### THE REQUEST
Under this line sits a listing. Repeat exactly and only its lines from the one holding "Generate a Python" through the one holding "0.0012, 0.001, 0.0008]"; skip pictures.
* Start SUPPLIED MATERIAL *
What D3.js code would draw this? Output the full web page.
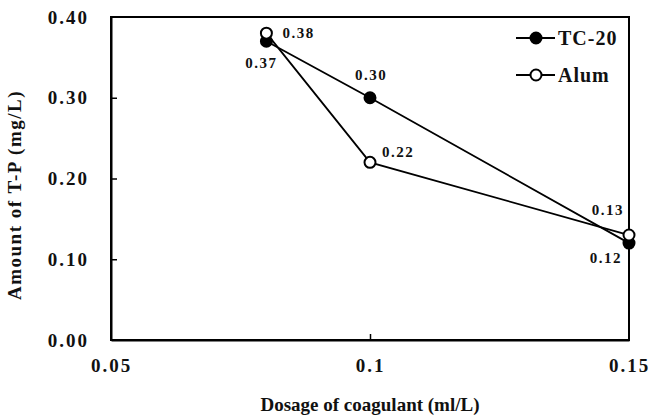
* End SUPPLIED MATERIAL *
* Start SUPPLIED MATERIAL *
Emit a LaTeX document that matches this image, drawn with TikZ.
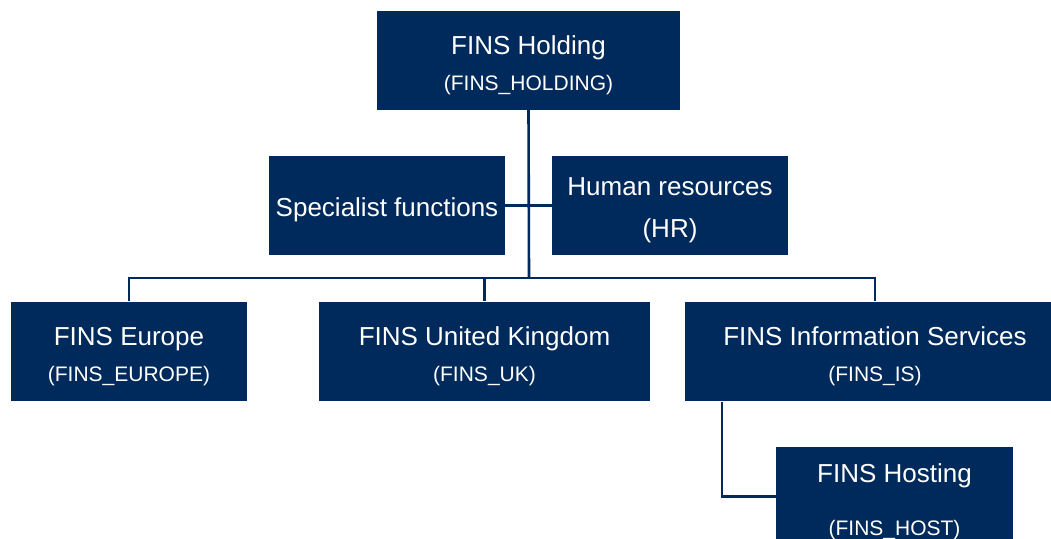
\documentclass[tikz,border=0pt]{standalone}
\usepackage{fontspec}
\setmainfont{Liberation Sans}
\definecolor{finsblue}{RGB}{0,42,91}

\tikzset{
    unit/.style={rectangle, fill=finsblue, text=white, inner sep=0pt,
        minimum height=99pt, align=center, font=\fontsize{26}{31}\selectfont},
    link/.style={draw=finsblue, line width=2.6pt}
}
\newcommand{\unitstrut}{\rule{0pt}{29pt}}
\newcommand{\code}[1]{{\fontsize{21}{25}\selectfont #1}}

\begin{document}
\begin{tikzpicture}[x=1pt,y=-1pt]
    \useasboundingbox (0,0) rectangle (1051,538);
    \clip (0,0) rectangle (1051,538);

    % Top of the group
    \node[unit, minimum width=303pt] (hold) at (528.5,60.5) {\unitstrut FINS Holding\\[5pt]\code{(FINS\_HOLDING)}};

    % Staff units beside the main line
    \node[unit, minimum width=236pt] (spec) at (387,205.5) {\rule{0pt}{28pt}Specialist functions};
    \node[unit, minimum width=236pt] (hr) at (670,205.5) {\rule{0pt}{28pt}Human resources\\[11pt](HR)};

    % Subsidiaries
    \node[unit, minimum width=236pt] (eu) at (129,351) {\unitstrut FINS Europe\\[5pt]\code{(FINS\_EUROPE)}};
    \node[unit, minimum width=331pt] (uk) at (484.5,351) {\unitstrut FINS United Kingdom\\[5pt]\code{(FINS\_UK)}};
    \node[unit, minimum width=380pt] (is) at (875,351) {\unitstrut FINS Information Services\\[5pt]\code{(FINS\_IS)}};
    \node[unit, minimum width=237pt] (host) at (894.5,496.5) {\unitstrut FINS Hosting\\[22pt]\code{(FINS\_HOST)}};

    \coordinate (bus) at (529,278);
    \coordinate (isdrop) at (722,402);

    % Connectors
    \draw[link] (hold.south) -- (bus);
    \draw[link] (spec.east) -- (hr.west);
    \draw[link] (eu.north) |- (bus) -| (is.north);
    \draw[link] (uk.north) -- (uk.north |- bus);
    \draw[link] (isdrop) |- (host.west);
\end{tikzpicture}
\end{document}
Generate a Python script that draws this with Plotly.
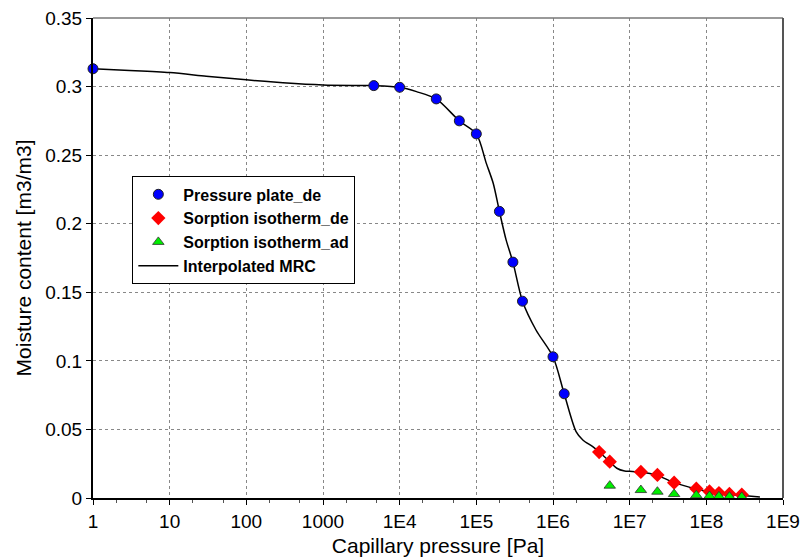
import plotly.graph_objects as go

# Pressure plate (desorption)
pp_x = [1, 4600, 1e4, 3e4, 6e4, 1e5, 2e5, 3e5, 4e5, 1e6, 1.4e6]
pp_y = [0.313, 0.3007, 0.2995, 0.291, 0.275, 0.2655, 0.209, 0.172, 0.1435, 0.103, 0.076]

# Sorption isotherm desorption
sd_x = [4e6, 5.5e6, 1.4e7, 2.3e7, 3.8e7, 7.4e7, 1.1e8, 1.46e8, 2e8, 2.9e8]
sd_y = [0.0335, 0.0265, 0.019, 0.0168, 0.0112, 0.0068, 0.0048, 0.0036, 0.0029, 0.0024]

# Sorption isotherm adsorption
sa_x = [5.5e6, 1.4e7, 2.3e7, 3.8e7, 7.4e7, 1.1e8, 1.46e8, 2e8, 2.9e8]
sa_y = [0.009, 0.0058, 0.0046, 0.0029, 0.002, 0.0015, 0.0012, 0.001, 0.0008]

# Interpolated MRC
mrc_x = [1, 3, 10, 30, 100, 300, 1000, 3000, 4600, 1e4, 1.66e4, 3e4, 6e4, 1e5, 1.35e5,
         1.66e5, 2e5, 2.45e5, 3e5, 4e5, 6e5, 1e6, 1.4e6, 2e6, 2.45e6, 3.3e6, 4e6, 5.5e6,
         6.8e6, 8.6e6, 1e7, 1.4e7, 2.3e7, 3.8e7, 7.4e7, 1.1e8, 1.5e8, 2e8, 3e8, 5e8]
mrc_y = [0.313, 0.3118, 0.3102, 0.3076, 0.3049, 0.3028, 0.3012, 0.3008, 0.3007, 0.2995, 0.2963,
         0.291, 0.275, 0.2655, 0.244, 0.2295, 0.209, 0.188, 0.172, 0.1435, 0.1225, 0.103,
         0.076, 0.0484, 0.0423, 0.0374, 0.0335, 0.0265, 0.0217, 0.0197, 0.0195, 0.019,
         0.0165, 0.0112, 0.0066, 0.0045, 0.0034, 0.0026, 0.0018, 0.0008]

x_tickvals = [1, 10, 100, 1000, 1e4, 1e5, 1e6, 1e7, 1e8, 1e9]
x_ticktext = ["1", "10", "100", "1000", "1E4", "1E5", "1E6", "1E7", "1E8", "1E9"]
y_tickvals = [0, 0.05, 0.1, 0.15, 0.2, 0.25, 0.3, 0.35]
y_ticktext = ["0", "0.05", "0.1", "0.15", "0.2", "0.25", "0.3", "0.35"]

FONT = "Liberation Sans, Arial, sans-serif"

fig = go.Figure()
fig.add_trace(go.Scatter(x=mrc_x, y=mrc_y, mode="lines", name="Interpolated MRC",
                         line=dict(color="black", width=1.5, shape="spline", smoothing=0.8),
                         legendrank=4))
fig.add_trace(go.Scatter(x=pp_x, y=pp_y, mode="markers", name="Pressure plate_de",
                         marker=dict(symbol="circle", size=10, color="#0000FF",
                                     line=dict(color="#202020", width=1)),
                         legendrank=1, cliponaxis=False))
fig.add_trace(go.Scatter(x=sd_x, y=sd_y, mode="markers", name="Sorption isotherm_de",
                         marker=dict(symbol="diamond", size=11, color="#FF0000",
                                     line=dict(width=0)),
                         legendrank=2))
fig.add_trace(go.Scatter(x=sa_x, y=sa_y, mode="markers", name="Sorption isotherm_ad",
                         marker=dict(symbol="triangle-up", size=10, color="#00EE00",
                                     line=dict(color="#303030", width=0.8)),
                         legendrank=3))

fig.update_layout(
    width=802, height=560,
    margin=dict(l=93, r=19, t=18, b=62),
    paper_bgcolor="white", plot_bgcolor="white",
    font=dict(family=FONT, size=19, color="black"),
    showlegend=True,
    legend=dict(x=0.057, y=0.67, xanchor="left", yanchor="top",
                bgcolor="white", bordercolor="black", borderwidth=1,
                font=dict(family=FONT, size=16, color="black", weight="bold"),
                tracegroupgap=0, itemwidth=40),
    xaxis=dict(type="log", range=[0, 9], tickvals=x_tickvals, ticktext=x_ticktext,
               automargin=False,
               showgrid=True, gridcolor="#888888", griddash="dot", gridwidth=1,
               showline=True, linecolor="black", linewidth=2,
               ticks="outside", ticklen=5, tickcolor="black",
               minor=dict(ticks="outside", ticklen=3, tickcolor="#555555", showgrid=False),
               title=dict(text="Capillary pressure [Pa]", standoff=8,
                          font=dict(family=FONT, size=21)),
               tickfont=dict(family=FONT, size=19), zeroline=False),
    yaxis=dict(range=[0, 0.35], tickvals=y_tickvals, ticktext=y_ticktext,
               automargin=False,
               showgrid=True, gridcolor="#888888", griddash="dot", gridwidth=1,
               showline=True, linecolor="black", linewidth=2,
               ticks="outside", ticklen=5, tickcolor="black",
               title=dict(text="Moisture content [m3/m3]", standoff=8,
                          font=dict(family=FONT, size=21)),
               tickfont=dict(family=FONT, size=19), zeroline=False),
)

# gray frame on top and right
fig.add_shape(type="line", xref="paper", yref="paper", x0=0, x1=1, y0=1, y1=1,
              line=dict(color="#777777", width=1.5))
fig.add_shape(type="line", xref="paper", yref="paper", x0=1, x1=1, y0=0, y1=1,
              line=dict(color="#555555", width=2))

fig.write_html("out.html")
* End SUPPLIED MATERIAL *
### SOLUTION TO THE EXERCISE
Generate a Python script that draws this with Plotly.
import plotly.graph_objects as go

# Pressure plate (desorption)
pp_x = [1, 4600, 1e4, 3e4, 6e4, 1e5, 2e5, 3e5, 4e5, 1e6, 1.4e6]
pp_y = [0.313, 0.3007, 0.2995, 0.291, 0.275, 0.2655, 0.209, 0.172, 0.1435, 0.103, 0.076]

# Sorption isotherm desorption
sd_x = [4e6, 5.5e6, 1.4e7, 2.3e7, 3.8e7, 7.4e7, 1.1e8, 1.46e8, 2e8, 2.9e8]
sd_y = [0.0335, 0.0265, 0.019, 0.0168, 0.0112, 0.0068, 0.0048, 0.0036, 0.0029, 0.0024]

# Sorption isotherm adsorption
sa_x = [5.5e6, 1.4e7, 2.3e7, 3.8e7, 7.4e7, 1.1e8, 1.46e8, 2e8, 2.9e8]
sa_y = [0.009, 0.0058, 0.0046, 0.0029, 0.002, 0.0015, 0.0012, 0.001, 0.0008]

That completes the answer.